As American Veterans for Equal Rights approach our bi-annual convention October 14-18 in Ft. Lauderdale, AVER members may be aware that there are a growing number of LGBT veterans organizations springing around the country to help fight the upcoming Battle of the Ban.  And I think we should welcome them and be willing to work with them.  You may ask yourselves why you should continue to support AVER when there are other alternatives out there.  Some of these groups appear to have more energy, more funding, more technical savvy, and less baggage.  Their members are younger and carry the attention of their service in Iraq and Afghanistan.  Why AVER?  We've been around for a while.  What does AVER have to offer?  What makes us worthy of your continued support?  There is one important quality that AVER has that some of the the newer groups do not have.  It is a special quality, a quality that is precious and invaluable in our struggle for equality.  It is the quality of "gravitas". 
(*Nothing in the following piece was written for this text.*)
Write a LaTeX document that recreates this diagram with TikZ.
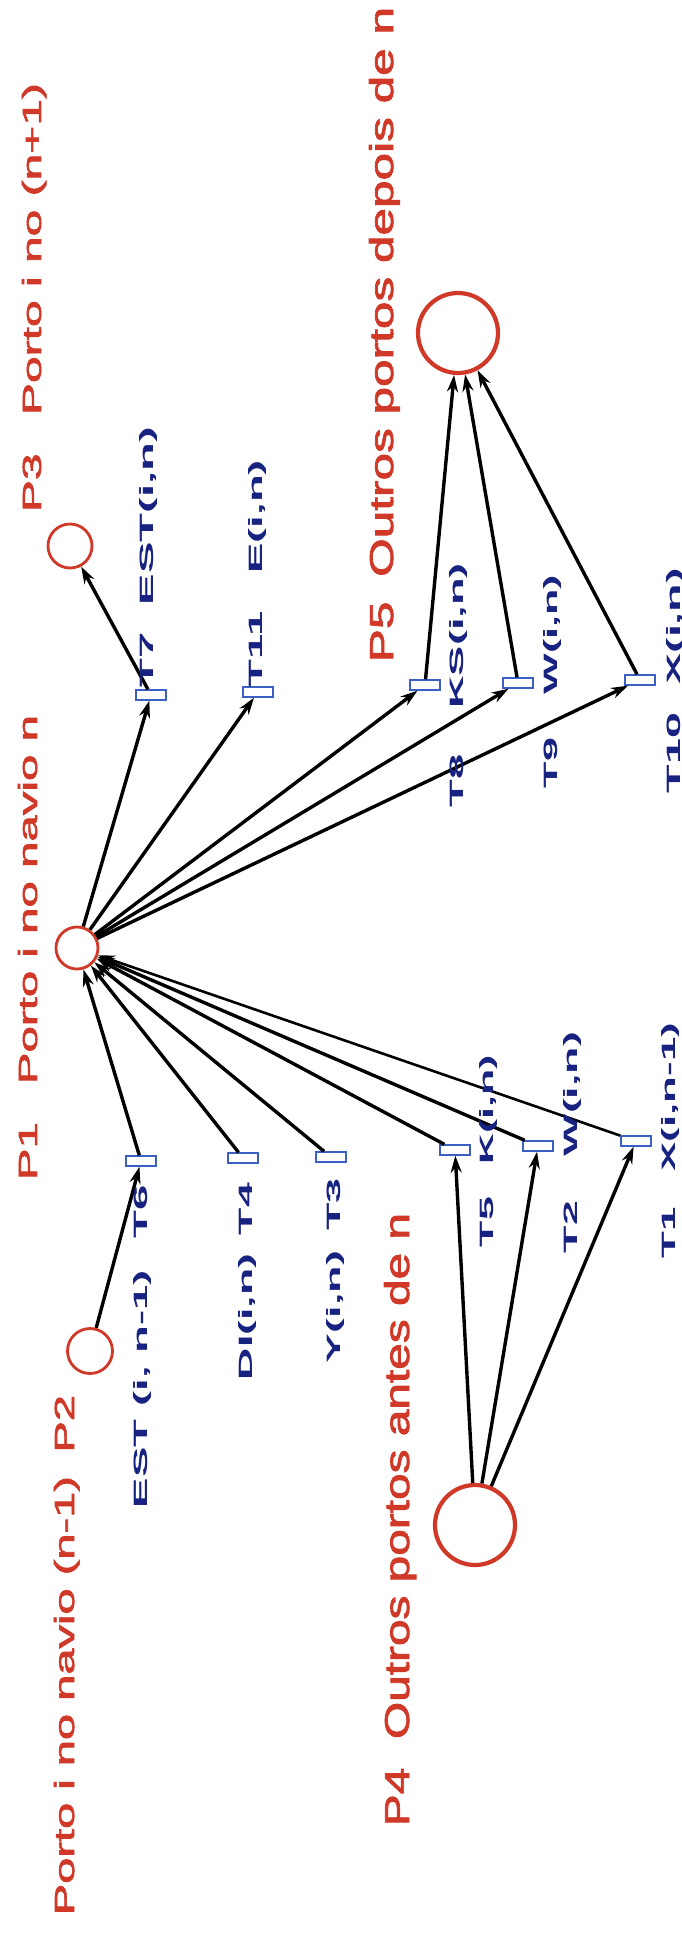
\documentclass[tikz,border=0pt]{standalone}
\usepackage{fontspec}
\setmainfont{Liberation Sans}
\newfontfamily\redfont[FakeBold=2]{Liberation Sans}
\usepackage{graphicx}
\usetikzlibrary{arrows.meta}
\definecolor{pred}{RGB}{208,56,40}
\definecolor{tblue}{RGB}{24,34,128}
\definecolor{bbar}{RGB}{60,95,195}
\begin{document}
\begin{tikzpicture}[x=1pt,y=-1pt,
  place/.style={circle, draw=pred, line width=2.8pt, fill=white, inner sep=0pt, minimum size=#1},
  bigplace/.style={place=#1, line width=4.2pt},
  trans/.style={rectangle, draw=bbar, line width=1.4pt, fill=white, minimum width=30pt, minimum height=10pt, inner sep=0pt},
  arc/.style={line width=3.4pt, -{Stealth[length=17pt,width=11pt]}},
  rlab/.style={text=pred, rotate=90, anchor=base, inner sep=0pt, font=\redfont},
  blab/.style={text=tblue, rotate=90, anchor=base, inner sep=0pt, font=\bfseries},
]
\useasboundingbox (0,0) rectangle (681,1936);
\fill[white] (0,0) rectangle (681,1936);

% places
\node[place=42pt] (P1) at (77,948) {};
\node[place=45pt] (P2) at (90,1351) {};
\node[place=44pt] (P3) at (70,546) {};
\node[bigplace=80pt] (P4) at (475,1525) {};
\node[bigplace=80pt] (P5) at (458,333) {};

% transitions
\node[trans] (T7) at (151,695) {};
\node[trans] (T11) at (258,692) {};
\node[trans] (T8) at (425,685) {};
\node[trans] (T9) at (518,683) {};
\node[trans] (T10) at (640,680) {};
\node[trans] (T6) at (141,1161) {};
\node[trans] (T4) at (243,1158) {};
\node[trans] (T3) at (331,1157) {};
\node[trans] (T5) at (455,1150) {};
\node[trans] (T2) at (538,1146) {};
\node[trans] (T1) at (636,1141) {};

% arcs
\draw[arc] (P1) -- (T7);
\draw[arc] (T7) -- (P3);
\draw[arc] (P1) -- (T11);
\draw[arc] (P1) -- (T8);
\draw[arc] (P1) -- (T9);
\draw[arc] (P1) -- (T10);
\draw[arc] (T8) -- (P5);
\draw[arc] (T9) -- (P5);
\draw[arc] (T10) -- (P5);
\draw[arc] (P2) -- (T6);
\draw[arc] (T6) -- (P1);
\draw[arc] (T4) -- (P1);
\draw[arc] (T3) -- (P1);
\draw[arc] (T5) -- (P1);
\draw[arc] (T2) -- (P1);
\draw[arc, line width=2.6pt] (T1) -- (P1);
\draw[arc] (P4) -- (T5);
\draw[arc] (P4) -- (T2);
\draw[arc] (P4) -- (T1);

% red labels
\node[rlab] (LP3) at (41,297.5) {\resizebox{429pt}{19pt}{P3\hspace{0.8em}Porto i no (n+1)}};
\node[rlab] (LP5) at (393,334.5) {\resizebox{655pt}{24pt}{P5\hspace{0.5em}Outros portos depois de n}};
\node[rlab] (LP1) at (37,947.5) {\resizebox{465pt}{19pt}{P1\hspace{0.8em}Porto i no navio n}};
\node[rlab] (LP4) at (409,1519.5) {\resizebox{613pt}{25pt}{P4\hspace{0.6em}Outros portos antes de n}};
\node[rlab] (LP2) at (74,1655) {\resizebox{520pt}{20pt}{Porto i no navio (n-1)\hspace{0.5em}P2}};

% blue labels
\node[blab] (LT7) at (153,557) {\resizebox{260pt}{14pt}{T7\hspace{0.57em}EST(i,n)}};
\node[blab] (LT11) at (262,573.5) {\resizebox{227pt}{14pt}{T11\hspace{0.82em}E(i,n)}};
\node[blab] (LT8) at (463,685) {\resizebox{244pt}{14pt}{T8\hspace{1em}KS(i,n)}};
\node[blab] (LT9) at (557,681.5) {\resizebox{213pt}{14pt}{T9\hspace{1em}W(i,n)}};
\node[blab] (LT10) at (680,680.5) {\resizebox{225pt}{14pt}{T10\hspace{0.6em}X(i,n)}};
\node[blab] (LT6) at (147,1346.5) {\resizebox{323pt}{14pt}{EST (i, n-1)\hspace{0.7em}T6}};
\node[blab] (LT4) at (252,1281.5) {\resizebox{197pt}{14pt}{DI(i,n)\hspace{0.42em}T4}};
\node[blab] (LT3) at (340,1270.5) {\resizebox{185pt}{14pt}{Y(i,n)\hspace{0.45em}T3}};
\node[blab] (LT5) at (493,1151) {\resizebox{192pt}{14pt}{T5\hspace{0.75em}K(i,n)}};
\node[blab] (LT2) at (577,1142.5) {\resizebox{221pt}{14pt}{T2\hspace{1em}W(i,n)}};
\node[blab] (LT1) at (675,1140.5) {\resizebox{235pt}{14pt}{T1\hspace{0.8em}X(i,n-1)}};
\end{tikzpicture}
\end{document}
I am the first to admit that in a community that is so obsessed with youth, a 20-something marine looking fine will garner a lot of attention from the LGBT community.  And we should use that.  The new president of the AVER Tennessee chapter, Tim Smith, fits that mold perfectly.  I welcome Tim and look forward to working with him and our new members in the midsouth.  But when it comes to the larger community and creating real change, when my friend 86-year old WW2 vet Jack Strouss stands up in front of a group, they listen.  When Georgia's ranking member, Colonel Arlene Ackerman, speaks out, she receives the respect to which she is entitled.  And to give our community its due, when these 2 ride in the annual Atlanta Pride Parade, the response they are given will bring tears to your eyes, not unlike the tears that Jack describes as fellow grunts on the deck of the great liner Aquitania shed when they first caught glimpse of the Statue of Liberty when returning home from service in Europe. 

That is the one thing that I admire most about AVER, that it gives our senior LGBT folks a very prominent place in our movement,  a place which the "greatest generation", our founders and our source, so greatly deserve.  And it is a place that garners respect from mainstream vets and community leaders nationwide.  I am deeply grateful to my own involvement with AVER for giving me such special friends whom I would have otherwise never met.  That is why AVER is important and worth maintaining.  As we approach our convention in October, we should continue to build the vitality of this organization and keep it on the front lines of the Battle of the Ban as some of our members fought at the Battle of the Bulge.  Our members are the not only the heart and soul of this organization, but the inspiration and the confidence that we will succeed in our mission as we have in countless others throughout our years of service to liberty.  I look forward to seeing you all in Ft. Lauderdale as we renew our courage and commitment to face the upcoming struggle.  Ours is the noble and just cause of calling our country back to itself, of continuing the struggle rather than fleeing in fear of the unknown.  I look forward, with your support and encouragement, to facing our mission of expanding the promise of freedom to those who deserve it most: those who have sworn to uphold it, and those who have shed blood to preserve it.